- **GIVEN EXERCISE**
Retype the lines beneath this one, from the first through the line containing "import pandas as pd". Pictures are left out.

- **DATA EXCERPT**
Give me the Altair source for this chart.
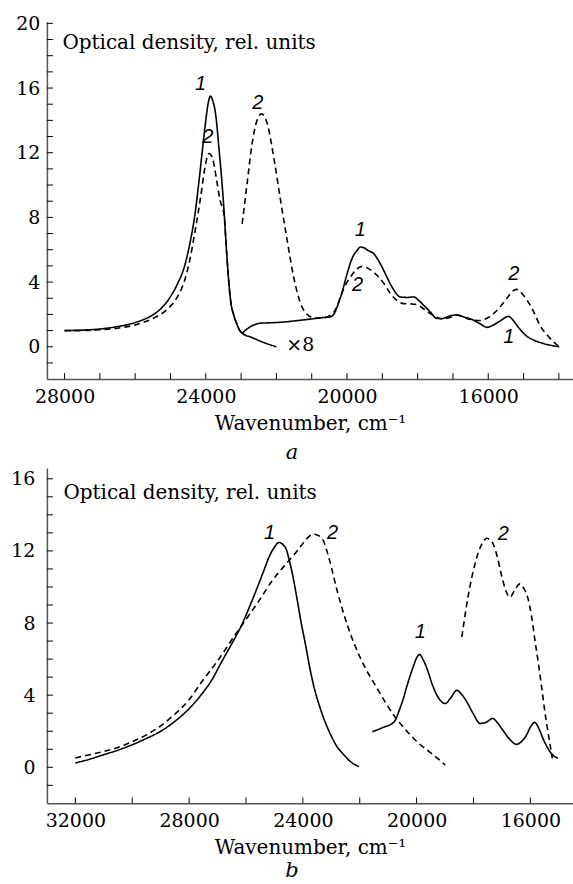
import altair as alt
import pandas as pd

# ---------------- top panel (a) ----------------
a1_main_x = [28000, 27500, 27000, 26500, 26000, 25600, 25300, 25000, 24800, 24600, 24450, 24300, 24200, 24100,
             24000, 23930, 23870, 23800, 23730, 23620, 23540, 23480, 23415, 23300, 23200, 23130, 23050, 22970,
             22700, 22400, 22200, 22000]
a1_main_y = [1.0, 1.03, 1.1, 1.25, 1.5, 1.85, 2.3, 3.1, 3.9, 5.0, 6.4, 8.3, 10.1, 12.1,
             14.0, 15.1, 15.5, 15.2, 14.5, 12.1, 10.1, 8.3, 6.0, 2.9, 1.9, 1.46, 1.05, 0.84,
             0.58, 0.3, 0.14, 0.0]
a2_main_x = [28000, 27500, 27000, 26500, 26000, 25500, 25100, 24800, 24600, 24450, 24300, 24150, 24030, 23960,
             23900, 23840, 23780, 23700, 23600, 23480, 23415, 23300, 23200, 23130, 23050, 22970]
a2_main_y = [1.0, 1.0, 1.05, 1.15, 1.35, 1.75, 2.3, 3.1, 4.1, 5.4, 7.2, 9.2, 11.0, 11.75,
             11.95, 11.8, 11.4, 10.4, 9.1, 8.1, 6.0, 2.9, 1.9, 1.46, 1.05, 0.84]
a1_x8_x = [22970, 22800, 22600, 22450, 22200, 22000, 21700, 21400, 21000, 20700, 20471, 20350, 20282, 20150,
           20000, 19850, 19700, 19622, 19500, 19400, 19245, 19050, 18868, 18700, 18490, 18300, 18113, 17960,
           17830, 17640, 17453, 17300, 17100, 16890, 16700, 16415, 16200, 16040, 15850, 15660, 15425, 15300,
           15190, 15050, 14906, 14700, 14435, 14200, 13990]
a1_x8_y = [0.84, 1.15, 1.38, 1.46, 1.48, 1.5, 1.55, 1.62, 1.72, 1.8, 1.85, 2.1, 2.46, 3.3,
           4.5, 5.5, 6.0, 6.17, 6.1, 5.95, 5.76, 5.1, 4.3, 3.6, 3.08, 3.05, 3.08, 2.85,
           2.57, 2.15, 1.75, 1.75, 1.9, 1.97, 1.85, 1.64, 1.38, 1.2, 1.35, 1.6, 1.88, 1.65,
           1.33, 0.95, 0.65, 0.4, 0.2, 0.08, 0.0]
a2_x8_x = [22970, 22830, 22690, 22550, 22420, 22260, 22075, 21886, 21697, 21510, 21320, 21130, 20950, 20700,
           20471, 20300, 20188, 20050, 19905, 19750, 19574, 19400, 19150, 18950, 18773, 18580, 18396, 18200,
           18019, 17800, 17641, 17450, 17300, 17100, 16887, 16650, 16415, 16225, 16050, 15850, 15650, 15470,
           15300, 15200, 15050, 14906, 14700, 14530, 14300, 14150, 13990]
a2_x8_y = [7.6, 10.1, 12.55, 14.0, 14.4, 13.8, 11.7, 9.1, 6.6, 4.3, 2.7, 2.0, 1.8, 1.78,
           1.95, 2.4, 3.08, 3.8, 4.31, 4.75, 4.97, 4.85, 4.42, 3.9, 3.29, 2.85, 2.67, 2.65,
           2.6, 2.3, 2.05, 1.82, 1.72, 1.8, 1.95, 1.78, 1.65, 1.62, 1.75, 2.05, 2.5, 3.0,
           3.45, 3.55, 3.3, 2.9, 2.1, 1.3, 0.65, 0.3, 0.0]

a_lab_text = ["1", "2", "2", "1", "2", "2", "1"]
a_lab_x = [24150, 23945, 22530, 19622, 19700, 15280, 15420]
a_lab_y = [16.25, 12.96, 15.1, 7.2, 3.8, 4.5, 0.6]
a_x8_text = ["×8"]
a_x8_x = [21720]
a_x8_y = [0.1]

a_xdomain = [13600, 28500]
a_ydomain = [-2, 20.1]
a_xlabels = [28000, 24000, 20000, 16000]
a_ylabels = [0, 4, 8, 12, 16, 20]
a_xticks = list(range(14000, 28001, 1000))
a_yticks = list(range(-1, 21, 1))

# ---------------- bottom panel (b) ----------------
b1_main_x = [32000, 31500, 31000, 30500, 30000, 29500, 29000, 28500, 28000, 27560, 27200, 26860, 26500, 26160,
             25850, 25577, 25350, 25170, 25000, 24843, 24700, 24587, 24450, 24353, 24200, 24063, 23900, 23773,
             23600, 23423, 23200, 23014, 22800, 22550, 22300, 22024]
b1_main_y = [0.24, 0.45, 0.7, 0.95, 1.25, 1.6, 2.0, 2.55, 3.25, 4.05, 4.85, 5.84, 6.85, 7.86,
             9.0, 10.07, 11.0, 11.73, 12.2, 12.47, 12.35, 12.1, 11.3, 10.62, 9.3, 8.05, 6.75, 5.65,
             4.4, 3.44, 2.45, 1.78, 1.15, 0.68, 0.28, 0.04]
b2_main_x = [32000, 31500, 31000, 30500, 30000, 29500, 29000, 28500, 28000, 27560, 27000, 26395, 26000, 25577,
             25100, 24646, 24300, 24063, 23850, 23633, 23450, 23304, 23073, 22780, 22430, 21965, 21381, 20801,
             20450, 20101, 19750, 19402, 18993]
b2_main_y = [0.52, 0.7, 0.88, 1.1, 1.42, 1.8, 2.3, 2.95, 3.75, 4.73, 5.9, 7.31, 8.2, 9.15,
             10.3, 11.18, 11.8, 12.28, 12.7, 12.93, 12.85, 12.65, 11.55, 9.71, 7.86, 6.02, 4.36, 2.89,
             2.2, 1.6, 1.1, 0.68, 0.13]
b1_sec_x = [21556, 21200, 20801, 20600, 20450, 20332, 20101, 19990, 19890, 19780, 19633, 19450, 19283, 19130,
            18993, 18800, 18584, 18420, 18234, 18000, 17769, 17550, 17325, 17170, 17010, 16750, 16486, 16300,
            16137, 15990, 15846, 15700, 15556, 15400, 15262, 15031]
b1_sec_y = [1.97, 2.2, 2.5, 3.2, 3.9, 4.55, 5.65, 6.1, 6.25, 6.0, 5.47, 4.6, 3.99, 3.65,
            3.54, 3.85, 4.27, 4.05, 3.63, 2.95, 2.43, 2.5, 2.71, 2.5, 2.15, 1.6, 1.27, 1.45,
            1.78, 2.25, 2.49, 2.15, 1.6, 1.1, 0.77, 0.5]
b2_sec_x = [18410, 18260, 18119, 17960, 17828, 17680, 17535, 17420, 17303, 17150, 17010, 16850, 16720, 16540,
            16371, 16220, 16080, 15960, 15846, 15720, 15612, 15500, 15381, 15300, 15227]
b2_sec_y = [7.22, 8.8, 10.07, 11.2, 11.92, 12.45, 12.7, 12.6, 12.37, 11.6, 10.62, 9.75, 9.43, 9.85,
            10.17, 9.9, 9.34, 8.4, 7.13, 5.8, 4.55, 3.2, 1.97, 1.2, 0.5]

b_lab_text = ["1", "2", "1", "2"]
b_lab_x = [25170, 22960, 19870, 16950]
b_lab_y = [13.0, 13.0, 7.5, 12.93]

b_xdomain = [14500, 33000]
b_ydomain = [-2, 16.6]
b_xlabels = [32000, 28000, 24000, 20000, 16000]
b_ylabels = [0, 4, 8, 12, 16]
b_xticks = list(range(16000, 32001, 2000))
b_yticks = list(range(-1, 17, 1))

YTITLE = "Optical density, rel. units"
XTITLE = "Wavenumber, cm⁻¹"
SERIF = "DejaVu Serif"


def frame(parts):
    rows = []
    for curve, seg, xs, ys in parts:
        for x, y in zip(xs, ys):
            rows.append({"wn": x, "od": y, "curve": curve, "seg": seg})
    return pd.DataFrame(rows)


def panel(df, xdomain, ydomain, xlabels, ylabels, xticks, yticks, labs, W, H,
          ylabpad, title_x, title_y, letter, letter_offset, extra=None):
    xs = alt.Scale(domain=xdomain, reverse=True, nice=False, zero=False)
    ys = alt.Scale(domain=ydomain, nice=False, zero=False)
    xaxis = alt.Axis(values=xlabels, format="d", ticks=False, grid=False, labelPadding=8,
                     title=XTITLE, titlePadding=7, labelFlush=False,
                     labelFont=SERIF, labelFontSize=19, labelColor="black",
                     titleFont=SERIF, titleFontSize=20, titleFontWeight="normal", titleColor="black",
                     domainColor="#555", domainWidth=1.5)
    yaxis = alt.Axis(values=ylabels, ticks=False, grid=False, labelPadding=ylabpad,
                     title=YTITLE, titleAngle=0, titleAlign="left", titleBaseline="alphabetic",
                     titleX=title_x, titleY=title_y,
                     labelFont=SERIF, labelFontSize=19, labelColor="black",
                     titleFont=SERIF, titleFontSize=20, titleFontWeight="normal", titleColor="black",
                     domainColor="#555", domainWidth=1.5)

    def X(f):
        return alt.X(f, scale=xs, axis=xaxis, title=XTITLE)

    def Y(f):
        return alt.Y(f, scale=ys, axis=yaxis, title=YTITLE)

    lines = alt.Chart(df).mark_line(color="black", strokeWidth=1.6, interpolate="monotone").encode(
        x=X("wn:Q"),
        y=Y("od:Q"),
        strokeDash=alt.StrokeDash("curve:N", scale=alt.Scale(domain=["1", "2"], range=[[1, 0], [6, 4]]),
                                  legend=None),
        detail="seg:N",
        order=alt.Order("wn:Q", sort="descending"),
    )
    xt = alt.Chart(pd.DataFrame({"wn": xticks})).mark_rule(color="black", strokeWidth=1).encode(
        x=X("wn:Q"), y=alt.value(H), y2=alt.value(H - 6))
    yt = alt.Chart(pd.DataFrame({"od": yticks})).mark_rule(color="black", strokeWidth=1).encode(
        y=Y("od:Q"), x=alt.value(0), x2=alt.value(6))
    lab = alt.Chart(labs).mark_text(font="Liberation Sans", fontStyle="italic", fontSize=20,
                                    color="black").encode(x=X("wn:Q"), y=Y("od:Q"), text="t:N")
    layers = [lines, xt, yt, lab]
    if extra is not None:
        layers.append(alt.Chart(extra).mark_text(font=SERIF, fontSize=19, align="left",
                                                 color="black").encode(
            x=X("wn:Q"), y=Y("od:Q"), text="t:N"))
    return alt.layer(*layers).properties(
        width=W, height=H,
        title=alt.TitleParams(letter, orient="bottom", font=SERIF, fontStyle="italic", fontSize=21,
                              fontWeight="normal", offset=letter_offset, dx=-18, color="black"))


dfa = frame([("1", "a1m", a1_main_x, a1_main_y), ("2", "a2m", a2_main_x, a2_main_y),
             ("1", "a1x", a1_x8_x, a1_x8_y), ("2", "a2x", a2_x8_x, a2_x8_y)])
dfb = frame([("1", "b1m", b1_main_x, b1_main_y), ("2", "b2m", b2_main_x, b2_main_y),
             ("1", "b1s", b1_sec_x, b1_sec_y), ("2", "b2s", b2_sec_x, b2_sec_y)])
laba = pd.DataFrame({"t": a_lab_text, "wn": a_lab_x, "od": a_lab_y})
labb = pd.DataFrame({"t": b_lab_text, "wn": b_lab_x, "od": b_lab_y})
x8 = pd.DataFrame({"t": a_x8_text, "wn": a_x8_x, "od": a_x8_y})

top = panel(dfa, a_xdomain, a_ydomain, a_xlabels, a_ylabels, a_xticks, a_yticks, laba, 527, 358,
            7, 15, 27, "a", 9, extra=x8)
bottom = panel(dfb, b_xdomain, b_ydomain, b_xlabels, b_ylabels, b_xticks, b_yticks, labb, 527, 336,
               12, 16, 31, "b", 3)

chart = alt.vconcat(top, bottom, spacing=89, bounds="flush").properties(
    padding={"left": 10, "top": 13, "right": 0, "bottom": 0},
    background="white",
).configure_view(strokeWidth=0, stroke="transparent")

chart.save("out.html", embed_options={"renderer": "svg", "actions": False})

- **EXERCISE ANSWER**
Give me the Altair source for this chart.
import altair as alt
import pandas as pd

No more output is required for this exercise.